## Short problem
Reproduce the listing word for word, leaving every picture behind.

## Data lines
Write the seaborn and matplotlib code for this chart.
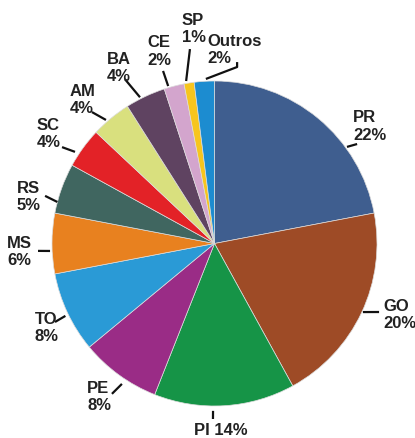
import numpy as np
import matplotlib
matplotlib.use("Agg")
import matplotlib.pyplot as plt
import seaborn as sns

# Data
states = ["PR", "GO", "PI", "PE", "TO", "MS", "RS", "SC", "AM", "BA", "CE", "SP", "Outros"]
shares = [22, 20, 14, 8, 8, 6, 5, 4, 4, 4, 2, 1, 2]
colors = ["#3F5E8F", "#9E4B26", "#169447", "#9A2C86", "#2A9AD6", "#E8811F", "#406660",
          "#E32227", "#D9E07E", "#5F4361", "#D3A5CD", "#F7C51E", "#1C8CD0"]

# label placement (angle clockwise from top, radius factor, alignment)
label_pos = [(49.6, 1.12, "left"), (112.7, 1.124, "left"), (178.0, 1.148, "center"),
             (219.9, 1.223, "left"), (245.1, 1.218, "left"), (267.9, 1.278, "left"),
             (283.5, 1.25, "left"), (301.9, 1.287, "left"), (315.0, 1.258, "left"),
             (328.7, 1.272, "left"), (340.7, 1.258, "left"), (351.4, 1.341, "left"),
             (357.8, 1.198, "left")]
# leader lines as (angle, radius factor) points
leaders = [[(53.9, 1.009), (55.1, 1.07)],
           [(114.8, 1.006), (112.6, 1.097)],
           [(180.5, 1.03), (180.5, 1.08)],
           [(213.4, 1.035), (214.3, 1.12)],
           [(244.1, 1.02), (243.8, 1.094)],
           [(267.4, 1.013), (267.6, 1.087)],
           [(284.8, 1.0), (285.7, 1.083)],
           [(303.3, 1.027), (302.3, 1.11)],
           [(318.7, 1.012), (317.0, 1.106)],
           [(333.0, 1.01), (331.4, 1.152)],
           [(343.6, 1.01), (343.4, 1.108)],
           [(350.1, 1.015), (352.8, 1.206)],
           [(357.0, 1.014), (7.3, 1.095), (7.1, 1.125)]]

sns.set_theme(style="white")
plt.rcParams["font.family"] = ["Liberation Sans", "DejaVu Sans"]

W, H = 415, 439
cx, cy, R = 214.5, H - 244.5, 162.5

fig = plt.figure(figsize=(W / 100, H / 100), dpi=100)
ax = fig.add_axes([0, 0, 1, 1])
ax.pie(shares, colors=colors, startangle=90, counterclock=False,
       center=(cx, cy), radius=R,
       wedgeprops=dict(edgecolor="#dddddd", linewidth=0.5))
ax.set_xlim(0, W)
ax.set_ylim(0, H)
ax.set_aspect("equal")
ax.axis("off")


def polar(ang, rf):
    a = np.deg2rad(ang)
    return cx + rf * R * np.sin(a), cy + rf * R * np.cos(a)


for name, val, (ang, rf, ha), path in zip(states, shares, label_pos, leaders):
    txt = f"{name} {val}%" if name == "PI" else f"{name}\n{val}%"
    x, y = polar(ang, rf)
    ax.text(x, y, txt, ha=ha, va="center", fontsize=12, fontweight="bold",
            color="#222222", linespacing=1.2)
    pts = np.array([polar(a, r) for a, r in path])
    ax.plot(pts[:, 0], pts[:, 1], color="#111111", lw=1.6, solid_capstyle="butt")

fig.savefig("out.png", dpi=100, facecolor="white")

## Exercise solution
Write the seaborn and matplotlib code for this chart.
import numpy as np
import matplotlib
matplotlib.use("Agg")
import matplotlib.pyplot as plt
import seaborn as sns

# Data
states = ["PR", "GO", "PI", "PE", "TO", "MS", "RS", "SC", "AM", "BA", "CE", "SP", "Outros"]
shares = [22, 20, 14, 8, 8, 6, 5, 4, 4, 4, 2, 1, 2]
colors = ["#3F5E8F", "#9E4B26", "#169447", "#9A2C86", "#2A9AD6", "#E8811F", "#406660",
          "#E32227", "#D9E07E", "#5F4361", "#D3A5CD", "#F7C51E", "#1C8CD0"]

# label placement (angle clockwise from top, radius factor, alignment)
label_pos = [(49.6, 1.12, "left"), (112.7, 1.124, "left"), (178.0, 1.148, "center"),
             (219.9, 1.223, "left"), (245.1, 1.218, "left"), (267.9, 1.278, "left"),
             (283.5, 1.25, "left"), (301.9, 1.287, "left"), (315.0, 1.258, "left"),
             (328.7, 1.272, "left"), (340.7, 1.258, "left"), (351.4, 1.341, "left"),
             (357.8, 1.198, "left")]
# leader lines as (angle, radius factor) points
leaders = [[(53.9, 1.009), (55.1, 1.07)],
           [(114.8, 1.006), (112.6, 1.097)],
           [(180.5, 1.03), (180.5, 1.08)],
           [(213.4, 1.035), (214.3, 1.12)],
           [(244.1, 1.02), (243.8, 1.094)],
           [(267.4, 1.013), (267.6, 1.087)],
           [(284.8, 1.0), (285.7, 1.083)],
           [(303.3, 1.027), (302.3, 1.11)],
           [(318.7, 1.012), (317.0, 1.106)],
           [(333.0, 1.01), (331.4, 1.152)],
           [(343.6, 1.01), (343.4, 1.108)],
           [(350.1, 1.015), (352.8, 1.206)],
           [(357.0, 1.014), (7.3, 1.095), (7.1, 1.125)]]

sns.set_theme(style="white")
plt.rcParams["font.family"] = ["Liberation Sans", "DejaVu Sans"]

W, H = 415, 439
cx, cy, R = 214.5, H - 244.5, 162.5

fig = plt.figure(figsize=(W / 100, H / 100), dpi=100)
ax = fig.add_axes([0, 0, 1, 1])
ax.pie(shares, colors=colors, startangle=90, counterclock=False,
       center=(cx, cy), radius=R,
       wedgeprops=dict(edgecolor="#dddddd", linewidth=0.5))
ax.set_xlim(0, W)
ax.set_ylim(0, H)
ax.set_aspect("equal")
ax.axis("off")


def polar(ang, rf):
    a = np.deg2rad(ang)
    return cx + rf * R * np.sin(a), cy + rf * R * np.cos(a)


for name, val, (ang, rf, ha), path in zip(states, shares, label_pos, leaders):
    txt = f"{name} {val}%" if name == "PI" else f"{name}\n{val}%"
    x, y = polar(ang, rf)
    ax.text(x, y, txt, ha=ha, va="center", fontsize=12, fontweight="bold",
            color="#222222", linespacing=1.2)
    pts = np.array([polar(a, r) for a, r in path])
    ax.plot(pts[:, 0], pts[:, 1], color="#111111", lw=1.6, solid_capstyle="butt")

fig.savefig("out.png", dpi=100, facecolor="white")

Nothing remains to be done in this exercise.